- [Stated problem] Locate the line that contains "Recreate this image" and the line that contains "800, 900, 1000];". Copy both of them exactly, together with every line between them, and no others.

- [Given data]
################
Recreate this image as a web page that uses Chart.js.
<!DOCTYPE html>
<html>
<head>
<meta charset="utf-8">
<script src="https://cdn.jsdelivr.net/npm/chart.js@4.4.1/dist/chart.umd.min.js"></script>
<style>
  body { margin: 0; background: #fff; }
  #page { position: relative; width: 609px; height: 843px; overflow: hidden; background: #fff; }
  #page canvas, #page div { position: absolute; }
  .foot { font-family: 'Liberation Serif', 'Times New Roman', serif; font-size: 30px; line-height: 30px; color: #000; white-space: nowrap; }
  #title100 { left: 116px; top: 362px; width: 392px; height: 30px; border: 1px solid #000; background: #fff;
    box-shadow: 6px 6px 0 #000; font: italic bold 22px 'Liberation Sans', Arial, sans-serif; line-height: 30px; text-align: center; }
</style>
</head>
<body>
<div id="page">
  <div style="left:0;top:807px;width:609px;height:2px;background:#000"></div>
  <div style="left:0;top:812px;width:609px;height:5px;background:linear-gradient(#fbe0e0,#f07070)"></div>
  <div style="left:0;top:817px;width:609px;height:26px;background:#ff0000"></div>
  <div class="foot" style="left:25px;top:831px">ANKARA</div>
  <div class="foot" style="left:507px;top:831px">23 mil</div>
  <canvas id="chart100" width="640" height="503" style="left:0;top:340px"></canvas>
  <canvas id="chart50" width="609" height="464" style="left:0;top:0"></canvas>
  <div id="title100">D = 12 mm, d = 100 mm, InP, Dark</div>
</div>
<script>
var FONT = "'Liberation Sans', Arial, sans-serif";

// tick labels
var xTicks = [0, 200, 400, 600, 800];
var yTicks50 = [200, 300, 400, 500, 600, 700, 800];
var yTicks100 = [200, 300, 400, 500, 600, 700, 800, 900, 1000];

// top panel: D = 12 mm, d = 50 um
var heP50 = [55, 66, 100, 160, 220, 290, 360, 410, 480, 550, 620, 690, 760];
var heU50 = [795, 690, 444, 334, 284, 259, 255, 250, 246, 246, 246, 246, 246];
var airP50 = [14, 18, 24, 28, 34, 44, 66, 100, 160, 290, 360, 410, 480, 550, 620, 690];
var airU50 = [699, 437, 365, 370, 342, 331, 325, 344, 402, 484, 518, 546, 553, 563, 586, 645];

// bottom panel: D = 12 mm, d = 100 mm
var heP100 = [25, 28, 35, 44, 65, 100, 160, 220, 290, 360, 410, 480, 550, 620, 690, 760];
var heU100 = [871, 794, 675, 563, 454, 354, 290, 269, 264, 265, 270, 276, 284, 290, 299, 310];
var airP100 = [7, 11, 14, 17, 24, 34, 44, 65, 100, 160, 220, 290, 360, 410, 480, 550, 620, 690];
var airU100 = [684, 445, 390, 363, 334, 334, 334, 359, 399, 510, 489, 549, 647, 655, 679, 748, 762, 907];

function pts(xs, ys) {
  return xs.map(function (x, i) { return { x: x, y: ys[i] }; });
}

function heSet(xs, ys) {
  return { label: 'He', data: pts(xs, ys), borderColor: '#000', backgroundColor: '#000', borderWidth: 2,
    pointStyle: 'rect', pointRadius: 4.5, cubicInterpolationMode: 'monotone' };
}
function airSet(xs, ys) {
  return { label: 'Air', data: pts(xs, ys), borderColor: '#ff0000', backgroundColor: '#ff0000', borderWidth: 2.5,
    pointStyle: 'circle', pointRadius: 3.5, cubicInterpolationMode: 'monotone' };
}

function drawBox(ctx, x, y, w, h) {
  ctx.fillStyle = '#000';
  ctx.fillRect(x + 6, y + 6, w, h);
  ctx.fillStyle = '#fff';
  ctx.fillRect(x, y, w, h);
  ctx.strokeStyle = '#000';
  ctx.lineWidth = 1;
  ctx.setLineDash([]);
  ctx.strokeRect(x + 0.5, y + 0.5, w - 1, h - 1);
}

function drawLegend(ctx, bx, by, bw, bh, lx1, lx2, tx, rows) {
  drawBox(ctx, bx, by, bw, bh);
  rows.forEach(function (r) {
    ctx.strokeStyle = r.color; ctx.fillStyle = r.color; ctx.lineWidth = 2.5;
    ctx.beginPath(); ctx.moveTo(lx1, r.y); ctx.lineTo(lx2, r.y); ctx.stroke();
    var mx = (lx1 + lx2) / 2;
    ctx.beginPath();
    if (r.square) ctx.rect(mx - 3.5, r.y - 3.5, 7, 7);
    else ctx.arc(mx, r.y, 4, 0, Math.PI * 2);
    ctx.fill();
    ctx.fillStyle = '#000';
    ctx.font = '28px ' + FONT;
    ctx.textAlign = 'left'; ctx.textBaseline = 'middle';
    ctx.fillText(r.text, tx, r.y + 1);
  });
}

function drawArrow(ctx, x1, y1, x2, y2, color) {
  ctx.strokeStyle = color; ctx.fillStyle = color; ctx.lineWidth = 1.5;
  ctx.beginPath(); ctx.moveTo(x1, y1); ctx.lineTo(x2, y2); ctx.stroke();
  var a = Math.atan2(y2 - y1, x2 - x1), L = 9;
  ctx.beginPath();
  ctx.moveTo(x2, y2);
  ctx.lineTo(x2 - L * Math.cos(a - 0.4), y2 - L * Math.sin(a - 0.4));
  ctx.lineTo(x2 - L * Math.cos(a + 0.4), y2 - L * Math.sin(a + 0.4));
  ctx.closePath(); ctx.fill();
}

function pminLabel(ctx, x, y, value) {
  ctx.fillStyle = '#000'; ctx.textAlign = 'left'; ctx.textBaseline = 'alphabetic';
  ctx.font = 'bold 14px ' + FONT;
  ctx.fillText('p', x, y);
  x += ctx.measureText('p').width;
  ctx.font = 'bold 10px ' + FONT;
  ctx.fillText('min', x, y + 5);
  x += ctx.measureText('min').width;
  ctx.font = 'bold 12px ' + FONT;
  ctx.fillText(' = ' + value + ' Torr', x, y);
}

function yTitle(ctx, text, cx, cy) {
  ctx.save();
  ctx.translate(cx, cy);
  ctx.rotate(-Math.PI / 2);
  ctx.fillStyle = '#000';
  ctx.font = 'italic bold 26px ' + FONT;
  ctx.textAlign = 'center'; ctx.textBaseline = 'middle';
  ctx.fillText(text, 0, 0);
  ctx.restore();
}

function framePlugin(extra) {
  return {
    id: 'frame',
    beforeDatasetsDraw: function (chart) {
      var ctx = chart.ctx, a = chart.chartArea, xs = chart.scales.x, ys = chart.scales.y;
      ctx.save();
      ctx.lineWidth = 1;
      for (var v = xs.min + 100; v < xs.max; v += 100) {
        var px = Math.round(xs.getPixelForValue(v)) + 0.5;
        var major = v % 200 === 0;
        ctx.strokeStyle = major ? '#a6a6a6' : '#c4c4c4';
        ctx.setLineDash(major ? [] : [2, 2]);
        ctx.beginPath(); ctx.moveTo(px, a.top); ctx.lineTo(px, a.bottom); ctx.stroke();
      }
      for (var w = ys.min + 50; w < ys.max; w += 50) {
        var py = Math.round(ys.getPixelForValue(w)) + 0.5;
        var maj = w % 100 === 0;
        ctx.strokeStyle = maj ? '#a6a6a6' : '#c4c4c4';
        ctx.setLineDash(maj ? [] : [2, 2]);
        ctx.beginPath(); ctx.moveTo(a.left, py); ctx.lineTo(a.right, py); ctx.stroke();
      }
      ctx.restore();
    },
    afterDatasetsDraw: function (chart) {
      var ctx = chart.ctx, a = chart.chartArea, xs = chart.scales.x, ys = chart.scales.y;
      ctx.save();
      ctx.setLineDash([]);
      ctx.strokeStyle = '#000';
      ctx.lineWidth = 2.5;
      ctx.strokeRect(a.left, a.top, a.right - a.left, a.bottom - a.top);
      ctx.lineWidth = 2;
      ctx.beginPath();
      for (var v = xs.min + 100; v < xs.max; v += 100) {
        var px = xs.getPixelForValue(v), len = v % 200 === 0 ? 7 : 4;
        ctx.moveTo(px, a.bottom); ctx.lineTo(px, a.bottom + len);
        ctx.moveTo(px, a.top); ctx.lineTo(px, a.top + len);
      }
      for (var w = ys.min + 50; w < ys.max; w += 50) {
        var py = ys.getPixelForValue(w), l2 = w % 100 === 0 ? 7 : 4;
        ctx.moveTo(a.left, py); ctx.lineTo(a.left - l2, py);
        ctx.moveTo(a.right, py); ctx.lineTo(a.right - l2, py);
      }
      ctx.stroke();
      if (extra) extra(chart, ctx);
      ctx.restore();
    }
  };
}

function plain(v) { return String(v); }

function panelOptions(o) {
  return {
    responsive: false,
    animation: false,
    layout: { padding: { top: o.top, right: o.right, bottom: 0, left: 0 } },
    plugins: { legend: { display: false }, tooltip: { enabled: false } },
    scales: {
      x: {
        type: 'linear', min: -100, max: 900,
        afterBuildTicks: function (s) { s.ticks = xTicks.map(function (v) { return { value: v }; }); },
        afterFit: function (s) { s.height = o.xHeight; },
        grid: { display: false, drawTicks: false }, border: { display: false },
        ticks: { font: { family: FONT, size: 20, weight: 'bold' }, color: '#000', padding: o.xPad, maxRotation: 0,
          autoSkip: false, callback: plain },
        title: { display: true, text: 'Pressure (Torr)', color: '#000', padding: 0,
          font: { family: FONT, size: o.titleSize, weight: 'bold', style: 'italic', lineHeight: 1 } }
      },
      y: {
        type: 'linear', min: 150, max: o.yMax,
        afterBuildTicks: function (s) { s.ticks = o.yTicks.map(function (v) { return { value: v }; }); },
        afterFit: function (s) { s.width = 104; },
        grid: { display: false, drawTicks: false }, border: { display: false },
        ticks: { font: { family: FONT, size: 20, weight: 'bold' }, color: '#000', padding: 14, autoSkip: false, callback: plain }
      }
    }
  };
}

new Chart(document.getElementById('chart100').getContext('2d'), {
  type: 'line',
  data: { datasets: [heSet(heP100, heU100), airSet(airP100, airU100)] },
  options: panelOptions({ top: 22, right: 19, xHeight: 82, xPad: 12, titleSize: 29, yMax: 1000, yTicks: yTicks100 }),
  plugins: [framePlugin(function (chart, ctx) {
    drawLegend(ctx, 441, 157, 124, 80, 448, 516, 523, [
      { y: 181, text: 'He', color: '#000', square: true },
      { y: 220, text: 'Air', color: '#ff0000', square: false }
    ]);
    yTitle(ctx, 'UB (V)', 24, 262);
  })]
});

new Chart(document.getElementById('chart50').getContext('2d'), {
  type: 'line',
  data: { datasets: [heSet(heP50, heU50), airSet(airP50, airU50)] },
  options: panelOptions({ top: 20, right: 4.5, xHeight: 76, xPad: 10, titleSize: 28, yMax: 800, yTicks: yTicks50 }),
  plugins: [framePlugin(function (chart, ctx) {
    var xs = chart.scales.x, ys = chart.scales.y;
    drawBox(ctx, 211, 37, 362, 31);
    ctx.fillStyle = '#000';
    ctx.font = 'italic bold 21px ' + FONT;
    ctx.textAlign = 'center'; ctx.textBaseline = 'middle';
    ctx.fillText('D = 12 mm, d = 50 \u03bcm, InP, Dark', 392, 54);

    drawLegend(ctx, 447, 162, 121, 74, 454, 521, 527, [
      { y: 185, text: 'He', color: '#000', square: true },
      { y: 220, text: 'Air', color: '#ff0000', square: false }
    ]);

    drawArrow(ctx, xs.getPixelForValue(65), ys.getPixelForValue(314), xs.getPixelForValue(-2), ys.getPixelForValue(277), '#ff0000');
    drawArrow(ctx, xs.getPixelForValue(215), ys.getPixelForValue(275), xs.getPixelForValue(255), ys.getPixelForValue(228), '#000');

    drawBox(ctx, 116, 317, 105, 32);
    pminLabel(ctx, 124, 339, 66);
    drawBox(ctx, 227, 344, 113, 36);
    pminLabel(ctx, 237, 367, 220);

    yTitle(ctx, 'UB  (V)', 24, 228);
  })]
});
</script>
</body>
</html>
################
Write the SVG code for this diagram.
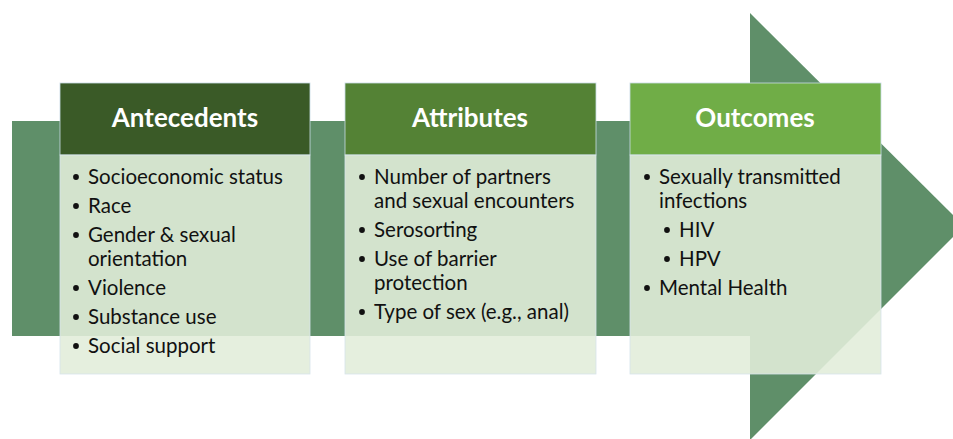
################
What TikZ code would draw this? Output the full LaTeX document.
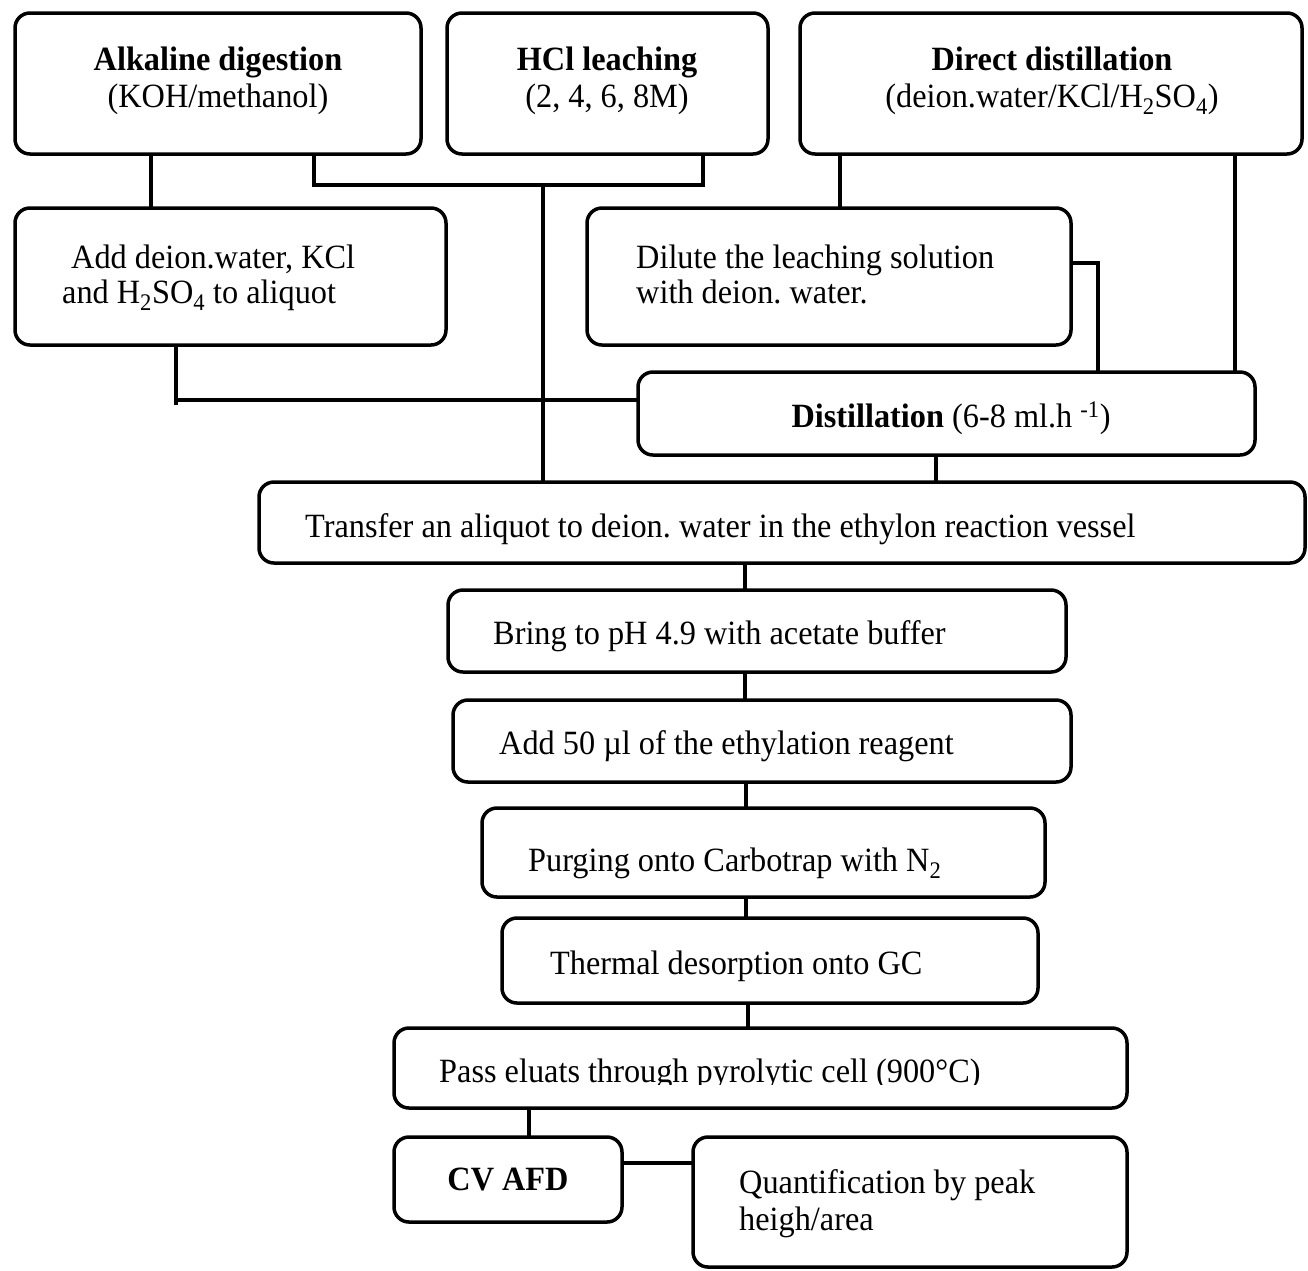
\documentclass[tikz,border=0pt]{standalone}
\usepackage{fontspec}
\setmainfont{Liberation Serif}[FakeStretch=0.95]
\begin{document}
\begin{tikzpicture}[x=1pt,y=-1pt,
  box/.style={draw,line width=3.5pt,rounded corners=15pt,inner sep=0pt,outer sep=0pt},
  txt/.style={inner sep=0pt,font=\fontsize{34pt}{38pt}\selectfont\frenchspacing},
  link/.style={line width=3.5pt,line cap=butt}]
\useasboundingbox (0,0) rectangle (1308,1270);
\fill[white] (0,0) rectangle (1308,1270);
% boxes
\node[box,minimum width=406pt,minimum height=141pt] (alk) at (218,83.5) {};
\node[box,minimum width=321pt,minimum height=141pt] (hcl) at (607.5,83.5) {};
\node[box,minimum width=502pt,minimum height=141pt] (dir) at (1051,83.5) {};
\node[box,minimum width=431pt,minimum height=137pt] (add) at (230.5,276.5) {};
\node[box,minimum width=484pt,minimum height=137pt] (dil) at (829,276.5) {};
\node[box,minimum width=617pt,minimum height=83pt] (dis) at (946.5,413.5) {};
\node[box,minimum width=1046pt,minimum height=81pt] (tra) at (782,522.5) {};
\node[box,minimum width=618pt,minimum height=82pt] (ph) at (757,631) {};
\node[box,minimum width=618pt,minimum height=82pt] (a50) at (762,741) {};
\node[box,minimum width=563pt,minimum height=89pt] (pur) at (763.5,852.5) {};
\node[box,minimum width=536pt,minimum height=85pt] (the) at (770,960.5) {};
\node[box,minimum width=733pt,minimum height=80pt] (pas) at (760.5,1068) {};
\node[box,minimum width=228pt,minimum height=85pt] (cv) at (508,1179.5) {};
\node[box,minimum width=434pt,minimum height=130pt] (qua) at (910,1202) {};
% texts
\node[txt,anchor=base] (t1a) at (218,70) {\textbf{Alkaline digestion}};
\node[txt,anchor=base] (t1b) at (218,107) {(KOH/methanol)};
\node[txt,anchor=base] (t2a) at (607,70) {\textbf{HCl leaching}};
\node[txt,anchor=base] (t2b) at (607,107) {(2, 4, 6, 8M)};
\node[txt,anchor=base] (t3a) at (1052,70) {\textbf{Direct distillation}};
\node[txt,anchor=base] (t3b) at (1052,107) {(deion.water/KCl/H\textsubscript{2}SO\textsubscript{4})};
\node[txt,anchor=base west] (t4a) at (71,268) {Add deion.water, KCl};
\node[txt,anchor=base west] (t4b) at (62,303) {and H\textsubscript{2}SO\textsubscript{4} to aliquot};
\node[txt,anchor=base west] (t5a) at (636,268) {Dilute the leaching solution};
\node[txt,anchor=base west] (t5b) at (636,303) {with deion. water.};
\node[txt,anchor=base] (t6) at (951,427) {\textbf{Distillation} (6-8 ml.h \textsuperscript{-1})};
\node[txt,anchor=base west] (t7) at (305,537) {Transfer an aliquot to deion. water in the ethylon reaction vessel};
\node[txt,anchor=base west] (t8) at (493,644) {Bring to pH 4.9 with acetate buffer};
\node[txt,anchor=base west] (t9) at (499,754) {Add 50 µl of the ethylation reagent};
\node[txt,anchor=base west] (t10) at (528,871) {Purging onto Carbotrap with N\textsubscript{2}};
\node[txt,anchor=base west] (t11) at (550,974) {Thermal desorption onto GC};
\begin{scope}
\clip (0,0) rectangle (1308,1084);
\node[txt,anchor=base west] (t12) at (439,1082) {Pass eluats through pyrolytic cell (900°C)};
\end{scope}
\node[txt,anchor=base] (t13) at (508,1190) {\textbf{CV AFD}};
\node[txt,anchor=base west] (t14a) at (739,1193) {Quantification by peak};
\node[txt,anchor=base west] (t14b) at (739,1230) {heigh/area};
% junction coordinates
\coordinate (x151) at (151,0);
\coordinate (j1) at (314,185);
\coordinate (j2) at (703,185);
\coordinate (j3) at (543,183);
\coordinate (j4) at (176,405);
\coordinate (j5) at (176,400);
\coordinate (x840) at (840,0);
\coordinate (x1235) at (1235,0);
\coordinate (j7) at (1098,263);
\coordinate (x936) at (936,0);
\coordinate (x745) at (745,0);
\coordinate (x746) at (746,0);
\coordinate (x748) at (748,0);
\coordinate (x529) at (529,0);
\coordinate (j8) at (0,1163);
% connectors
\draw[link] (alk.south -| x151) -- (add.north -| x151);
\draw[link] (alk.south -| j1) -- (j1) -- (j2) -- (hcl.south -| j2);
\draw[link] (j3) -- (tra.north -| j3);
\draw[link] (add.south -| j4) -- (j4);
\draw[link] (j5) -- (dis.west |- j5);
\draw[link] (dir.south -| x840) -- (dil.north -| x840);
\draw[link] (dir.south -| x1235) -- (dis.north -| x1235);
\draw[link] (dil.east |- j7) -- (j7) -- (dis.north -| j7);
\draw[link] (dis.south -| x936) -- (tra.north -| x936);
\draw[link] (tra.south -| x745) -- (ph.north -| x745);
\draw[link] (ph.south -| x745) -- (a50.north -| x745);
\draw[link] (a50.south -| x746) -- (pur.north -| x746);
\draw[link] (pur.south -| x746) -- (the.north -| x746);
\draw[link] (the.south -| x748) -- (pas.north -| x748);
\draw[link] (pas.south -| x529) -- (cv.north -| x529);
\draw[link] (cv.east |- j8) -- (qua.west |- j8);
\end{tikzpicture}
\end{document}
################
- [Solution]
Recreate this image as a web page that uses Chart.js.
<!DOCTYPE html>
<html>
<head>
<meta charset="utf-8">
<script src="https://cdn.jsdelivr.net/npm/chart.js@4.4.1/dist/chart.umd.min.js"></script>
<style>
  body { margin: 0; background: #fff; }
  #page { position: relative; width: 609px; height: 843px; overflow: hidden; background: #fff; }
  #page canvas, #page div { position: absolute; }
  .foot { font-family: 'Liberation Serif', 'Times New Roman', serif; font-size: 30px; line-height: 30px; color: #000; white-space: nowrap; }
  #title100 { left: 116px; top: 362px; width: 392px; height: 30px; border: 1px solid #000; background: #fff;
    box-shadow: 6px 6px 0 #000; font: italic bold 22px 'Liberation Sans', Arial, sans-serif; line-height: 30px; text-align: center; }
</style>
</head>
<body>
<div id="page">
  <div style="left:0;top:807px;width:609px;height:2px;background:#000"></div>
  <div style="left:0;top:812px;width:609px;height:5px;background:linear-gradient(#fbe0e0,#f07070)"></div>
  <div style="left:0;top:817px;width:609px;height:26px;background:#ff0000"></div>
  <div class="foot" style="left:25px;top:831px">ANKARA</div>
  <div class="foot" style="left:507px;top:831px">23 mil</div>
  <canvas id="chart100" width="640" height="503" style="left:0;top:340px"></canvas>
  <canvas id="chart50" width="609" height="464" style="left:0;top:0"></canvas>
  <div id="title100">D = 12 mm, d = 100 mm, InP, Dark</div>
</div>
<script>
var FONT = "'Liberation Sans', Arial, sans-serif";

// tick labels
var xTicks = [0, 200, 400, 600, 800];
var yTicks50 = [200, 300, 400, 500, 600, 700, 800];
var yTicks100 = [200, 300, 400, 500, 600, 700, 800, 900, 1000];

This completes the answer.